Members of the European Parliament are seeking to prevent Hungarian Prime Minister Viktor Orbán from regaining access to portions of EU cohesion funds that were previously frozen over rule-of-law concerns and non-compliance with the EU Charter of Fundamental Rights. Lawmakers fear that a midterm review of cohesion policy—meant to redirect unused money toward defense and dual-use production and to speed up spending in the second half of the EU’s seven-year budget—could allow Budapest to “thaw” some of the blocked financing without meeting the EU’s conditions on academic freedom and LGBT rights.
German Green MEP Daniel Freund told Euronews that the Hungarian government has already received €160 million from previously frozen envelopes and is seeking to withdraw a further €600 million. Euronews said it could not verify the €160 million claim, and the European Commission declined to comment on the additional €600 million request. The Hungarian government also declined to comment, citing ongoing talks on cohesion funds.
The Commission has tried to reassure MEPs that rule-of-law safeguards will continue to apply in the cohesion review. Commission spokesperson Balázs Ujvári said funds frozen under rule-of-law instruments will remain untouched and not eligible for cohesion-policy flexibilities. Cohesion policy chief Raffaele Fitto reinforced that message in a letter to the chair of Parliament’s Regional Development Committee (REGI), stating that Brussels will not approve any requests to disburse previously frozen money and will assess program changes against the Common Provisions Regulation, the rule-of-law conditionality regime, and the midterm review rules.
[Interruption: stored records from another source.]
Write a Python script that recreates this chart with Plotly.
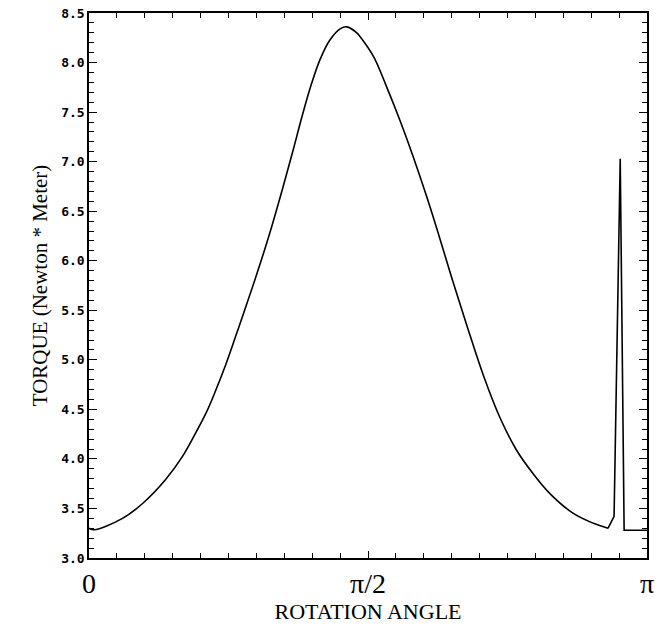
import numpy as np
import plotly.graph_objects as go

# rotation angle as a fraction of pi (smooth part)
curve_frac = [0.0, 0.009, 0.060, 0.096, 0.137, 0.167, 0.191, 0.212, 0.227, 0.245,
              0.263, 0.274, 0.301, 0.324, 0.348, 0.366, 0.381, 0.399, 0.414, 0.432,
              0.450, 0.462, 0.480, 0.486, 0.510, 0.533, 0.557, 0.581, 0.605, 0.629,
              0.651, 0.677, 0.707, 0.737, 0.766, 0.796, 0.826, 0.868, 0.904, 0.930]
curve_torque = [3.30, 3.285, 3.40, 3.55, 3.79, 4.02, 4.26, 4.49, 4.69, 4.95,
                5.24, 5.42, 5.87, 6.28, 6.75, 7.12, 7.44, 7.79, 8.03, 8.23,
                8.34, 8.36, 8.30, 8.26, 8.06, 7.76, 7.42, 7.05, 6.65, 6.22,
                5.81, 5.35, 4.84, 4.41, 4.09, 3.85, 3.65, 3.45, 3.35, 3.30]

# the sharp spike near pi
spike_frac = [0.930, 0.941, 0.952, 0.959, 1.0]
spike_torque = [3.30, 3.42, 7.03, 3.28, 3.28]

x_tick_frac = [0, 0.5, 1.0]
x_tick_text = ["0", "π/2", "π"]

fig = go.Figure()
fig.add_trace(
    go.Scatter(
        x=[f * np.pi for f in curve_frac],
        y=curve_torque,
        mode="lines",
        line={"color": "black", "width": 1.6, "shape": "spline", "smoothing": 1.0},
        showlegend=False,
    )
)
fig.add_trace(
    go.Scatter(
        x=[f * np.pi for f in spike_frac],
        y=spike_torque,
        mode="lines",
        line={"color": "black", "width": 1.6},
        showlegend=False,
    )
)

serif = "Liberation Serif, Times New Roman, serif"

fig.update_layout(
    width=662,
    height=625,
    paper_bgcolor="white",
    plot_bgcolor="white",
    margin={"l": 89, "r": 15, "t": 13, "b": 67},
)

fig.update_xaxes(
    range=[0, np.pi],
    automargin=False,
    tickmode="array",
    tickvals=[f * np.pi for f in x_tick_frac],
    ticktext=x_tick_text,
    tickfont={"family": serif, "size": 28, "color": "black"},
    ticks="inside",
    ticklen=7,
    tickwidth=1.2,
    tickcolor="black",
    showline=True,
    linecolor="black",
    linewidth=1.5,
    mirror="ticks",
    showgrid=False,
    zeroline=False,
    minor={"tickvals": [k * np.pi / 20 for k in range(21)], "ticks": "inside",
           "ticklen": 5, "tickwidth": 1, "tickcolor": "black", "showgrid": False},
    title={"text": "ROTATION ANGLE", "font": {"family": serif, "size": 22, "color": "black"},
           "standoff": 4},
)
fig.update_yaxes(
    range=[3.0, 8.5],
    automargin=False,
    dtick=0.5,
    tick0=3.0,
    tickformat=".1f",
    tickfont={"family": "DejaVu Sans Mono, monospace", "size": 13, "color": "black",
              "weight": "bold"},
    ticks="inside",
    ticklen=8,
    tickwidth=1.2,
    tickcolor="black",
    showline=True,
    linecolor="black",
    linewidth=1.5,
    mirror="ticks",
    showgrid=False,
    zeroline=False,
    minor={"dtick": 0.1, "ticks": "inside", "ticklen": 5, "tickwidth": 1,
           "tickcolor": "black", "showgrid": False},
    title={"text": "TORQUE (Newton * Meter)", "font": {"family": serif, "size": 21, "color": "black"},
           "standoff": 8},
)

fig.write_html(
    "out.html",
    config={"displayModeBar": False},
    post_script="document.body.style.margin='0';",
)
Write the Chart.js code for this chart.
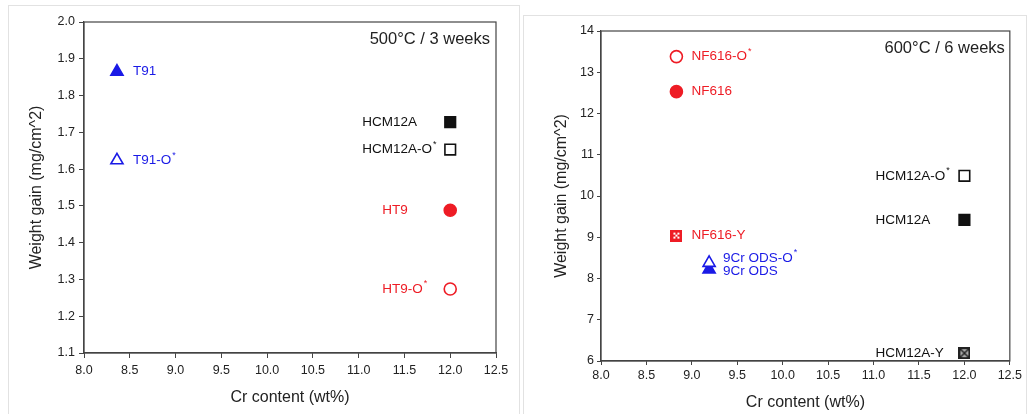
<!DOCTYPE html>
<html>
<head>
<meta charset="utf-8">
<script src="https://cdn.jsdelivr.net/npm/chart.js@4"></script>
<style>
  body { margin: 0; background: #fff; width: 1029px; height: 414px; overflow: hidden; position: relative; }
  .panel { position: absolute; border: 1px solid #e2e2e2; border-bottom: none; background: #fff; }
  #leftPanel { left: 8px; top: 5px; width: 510px; height: 420px; }
  #rightPanel { left: 523px; top: 15px; width: 502px; height: 420px; }
  canvas { position: absolute; }
  #leftChart { left: 8px; top: 5px; }
  #rightChart { left: 524px; top: 16px; }
</style>
</head>
<body>
<div class="panel" id="leftPanel"></div>
<div class="panel" id="rightPanel"></div>
<canvas id="leftChart" width="512" height="409"></canvas>
<canvas id="rightChart" width="501" height="398"></canvas>
<script>
// values
const crTicks = [8.0, 8.5, 9.0, 9.5, 10.0, 10.5, 11.0, 11.5, 12.0, 12.5];

const leftNames = ['T91', 'T91-O*', 'HCM12A', 'HCM12A-O*', 'HT9', 'HT9-O*'];
const leftCr = [8.36, 8.36, 12.0, 12.0, 12.0, 12.0];
const leftGain = [1.865, 1.624, 1.728, 1.653, 1.488, 1.274];
const leftGainTicks = [1.1, 1.2, 1.3, 1.4, 1.5, 1.6, 1.7, 1.8, 1.9, 2.0];

const rightNames = ['NF616-O*', 'NF616', 'NF616-Y', '9Cr ODS-O*', '9Cr ODS', 'HCM12A-O*', 'HCM12A', 'HCM12A-Y'];
const rightCr = [8.83, 8.83, 8.83, 9.19, 9.19, 12.0, 12.0, 12.0];
const rightGain = [13.38, 12.53, 9.04, 8.38, 8.22, 10.49, 9.42, 6.19];
const rightGainTicks = [6, 7, 8, 9, 10, 11, 12, 13, 14];

const BLUE = '#1a1ae6';
const RED = '#ee1c25';
const BLACK = '#111';
const AXIS = '#444';
const FONT = "'Liberation Sans', Arial, sans-serif";

function patternSquare(kind) {
    const c = document.createElement('canvas');
    c.width = 12; c.height = 12;
    const g = c.getContext('2d');
    if (kind === 'dots') {
        g.fillStyle = RED;
        g.fillRect(0, 0, 12, 12);
        g.fillStyle = '#fff';
        [[3, 3], [7, 3], [5, 5], [3, 7], [7, 7]].forEach(p => g.fillRect(p[0], p[1], 2, 2));
    } else {
        g.fillStyle = '#222';
        g.fillRect(0, 0, 12, 12);
        g.fillStyle = '#aaa';
        g.fillRect(2, 2, 8, 8);
        g.strokeStyle = '#222';
        g.lineWidth = 1.5;
        g.beginPath();
        g.moveTo(2, 2); g.lineTo(10, 10);
        g.moveTo(10, 2); g.lineTo(2, 10);
        g.stroke();
    }
    return c;
}

// marker look for each sample
const markerStyles = {
    'T91':        { color: BLUE, style: 'triangle', filled: true, r: 7, dx: 16, dy: 0 },
    'T91-O*':     { color: BLUE, style: 'triangle', filled: false, r: 7, dx: 16, dy: 0 },
    'HCM12A':     { color: BLACK, style: 'rect', filled: true, r: 7.5, dx: -88, dy: 0 },
    'HCM12A-O*':  { color: BLACK, style: 'rect', filled: false, r: 7.5, dx: -88, dy: 0 },
    'HT9':        { color: RED, style: 'circle', filled: true, r: 6, dx: -68, dy: 0 },
    'HT9-O*':     { color: RED, style: 'circle', filled: false, r: 6, dx: -68, dy: 0 },
    'NF616-O*':   { color: RED, style: 'circle', filled: false, r: 6, dx: 15, dy: 0 },
    'NF616':      { color: RED, style: 'circle', filled: true, r: 6, dx: 15, dy: 0 },
    'NF616-Y':    { color: RED, style: patternSquare('dots'), filled: true, r: 6, dx: 15, dy: 0 },
    '9Cr ODS-O*': { color: BLUE, style: 'triangle', filled: false, r: 7, dx: 14, dy: -5 },
    '9Cr ODS':    { color: BLUE, style: 'triangle', filled: true, r: 7, dx: 14, dy: 2 },
    'HCM12A-Y':   { color: BLACK, style: patternSquare('cross'), filled: true, r: 6, dx: -89, dy: 0 }
};

function buildDatasets(names, xs, ys, rightSide) {
    return names.map((name, i) => {
        let st = markerStyles[name];
        if (rightSide && name.startsWith('HCM12A') && name !== 'HCM12A-Y') {
            st = Object.assign({}, st, { dx: -89 });
        }
        return {
            label: name,
            data: [{ x: xs[i], y: ys[i] }],
            pointStyle: st.style,
            pointRadius: st.r,
            pointBorderWidth: 1.6,
            pointBorderColor: st.color,
            pointBackgroundColor: st.filled ? st.color : '#fff',
            labelColor: st.color,
            labelDx: st.dx,
            labelDy: st.dy
        };
    });
}

const pointLabels = {
    id: 'pointLabels',
    afterDatasetsDraw(chart) {
        const ctx = chart.ctx;
        ctx.save();
        ctx.textBaseline = 'middle';
        ctx.textAlign = 'left';
        chart.data.datasets.forEach((ds, i) => {
            const el = chart.getDatasetMeta(i).data[0];
            let x = el.x + ds.labelDx;
            const y = el.y + ds.labelDy;
            let text = ds.label;
            let sup = '';
            if (text.endsWith('*')) { text = text.slice(0, -1); sup = '*'; }
            ctx.fillStyle = ds.labelColor;
            ctx.font = '13.5px ' + FONT;
            ctx.fillText(text, x, y);
            if (sup) {
                x += ctx.measureText(text).width + 1;
                ctx.font = '9px ' + FONT;
                ctx.fillText(sup, x, y - 5);
            }
        });
        ctx.restore();
    }
};

const frameAndNote = {
    id: 'frameAndNote',
    afterDraw(chart, args, opts) {
        const { ctx, chartArea } = chart;
        ctx.save();
        ctx.strokeStyle = AXIS;
        ctx.lineWidth = 1.2;
        ctx.strokeRect(chartArea.left, chartArea.top, chartArea.right - chartArea.left, chartArea.bottom - chartArea.top);
        ctx.fillStyle = '#222';
        ctx.textBaseline = 'middle';
        ctx.textAlign = 'right';
        ctx.font = '16.5px ' + FONT;
        ctx.fillText(opts.note, chartArea.right - opts.noteDx, chartArea.top + 17);
        ctx.restore();
    }
};

function makeChart(canvas, datasets, yTicks, yMin, yMax, decimals, geo) {
    return new Chart(canvas, {
        type: 'scatter',
        data: { datasets: datasets },
        plugins: [pointLabels, frameAndNote],
        options: {
            responsive: false,
            animation: false,
            devicePixelRatio: 1,
            layout: { padding: { top: geo.top, right: geo.right, left: 0, bottom: 0 } },
            plugins: {
                legend: { display: false },
                tooltip: { enabled: false },
                frameAndNote: { note: geo.note, noteDx: geo.noteDx }
            },
            scales: {
                x: {
                    type: 'linear',
                    min: 8.0,
                    max: 12.5,
                    afterBuildTicks: s => { s.ticks = crTicks.map(v => ({ value: v })); },
                    afterFit: s => { s.height = geo.xHeight; },
                    grid: { display: true, drawOnChartArea: false, drawTicks: true, tickLength: geo.tick, color: AXIS },
                    border: { display: true, color: AXIS, width: 1.2 },
                    ticks: {
                        color: '#222',
                        padding: geo.xPad,
                        maxRotation: 0,
                        font: { family: FONT, size: 12.5 },
                        callback: v => Number(v).toFixed(1)
                    },
                    title: {
                        display: true,
                        text: 'Cr content (wt%)',
                        color: '#222',
                        font: { family: FONT, size: 16 },
                        padding: { top: 0, bottom: geo.xTitlePad }
                    }
                },
                y: {
                    type: 'linear',
                    min: yMin,
                    max: yMax,
                    afterBuildTicks: s => { s.ticks = yTicks.map(v => ({ value: v })); },
                    afterFit: s => { s.width = geo.yWidth; },
                    grid: { display: true, drawOnChartArea: false, drawTicks: true, tickLength: geo.tick, color: AXIS },
                    border: { display: true, color: AXIS, width: 1.2 },
                    ticks: {
                        color: '#222',
                        padding: geo.yPad,
                        font: { family: FONT, size: 12.5 },
                        callback: v => Number(v).toFixed(decimals)
                    },
                    title: {
                        display: true,
                        text: 'Weight gain (mg/cm^2)',
                        color: '#222',
                        font: { family: FONT, size: 16 },
                        padding: { top: geo.yTitlePad, bottom: 0 }
                    }
                }
            }
        }
    });
}

makeChart(document.getElementById('leftChart'),
    buildDatasets(leftNames, leftCr, leftGain, false),
    leftGainTicks, 1.1, 2.0, 1,
    { top: 17, right: 24, xHeight: 61, yWidth: 76, tick: 5, xPad: 5, yPad: 4,
      xTitlePad: 7, yTitlePad: 19, note: '500\u00B0C / 3 weeks', noteDx: 6 });

makeChart(document.getElementById('rightChart'),
    buildDatasets(rightNames, rightCr, rightGain, true),
    rightGainTicks, 6, 14, 0,
    { top: 15, right: 12, xHeight: 53, yWidth: 77, tick: 4, xPad: 3, yPad: 3,
      xTitlePad: 2, yTitlePad: 28, note: '600\u00B0C / 6 weeks', noteDx: 5 });
</script>
</body>
</html>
Skeptics in Parliament remain unconvinced. Dutch MEP Tinneke Strik, Parliament’s rapporteur on Hungary, argued that the Commission’s assurances are not legally binding and that Hungary could exploit gaps in the framework to access funds. Freund pointed to another potential loophole, saying reallocations of up to 8 percent may not require direct Commission intervention. In June, the REGI committee explored amending the CPR to add stronger guardrails, but was unable to proceed for legal reasons.
Hungarian S&D MEP Klára Dobrev warned that the midterm mechanism does not sufficiently protect against back-door disbursements. Citing what she called past “electoral gifts” to Orbán in 2022 and 2024, she said Parliament should not rely on non-binding pledges. Dobrev was one of eight MEPs who voted against the review proposal in REGI on Wednesday; twenty-seven backed it and five abstained. With the committee’s approval, the text moves to a plenary vote next week, where it is expected to pass.
Most EU funding for Hungary remains frozen due to concerns over corruption, academic freedom, LGBT rights, and asylum protections. In total, €18 billion of €28 billion in allocations is blocked under the rule-of-law mechanism and the Charter of Fundamental Rights conditions attached to cohesion funds. Unlocking even part of these resources would represent a significant political victory for Orbán. In late 2023, the Commission released €10.2 billion in previously frozen cohesion funds to Hungary shortly before a key EU summit at which Orbán dropped a threat to veto a €50 billion aid package for Ukraine—a sequence that drew accusations from some MEPs of a secret deal and threats of legal action. Critics now warn that, without robust, legally binding guarantees, the midterm review could open the door to similar arrangements in the future.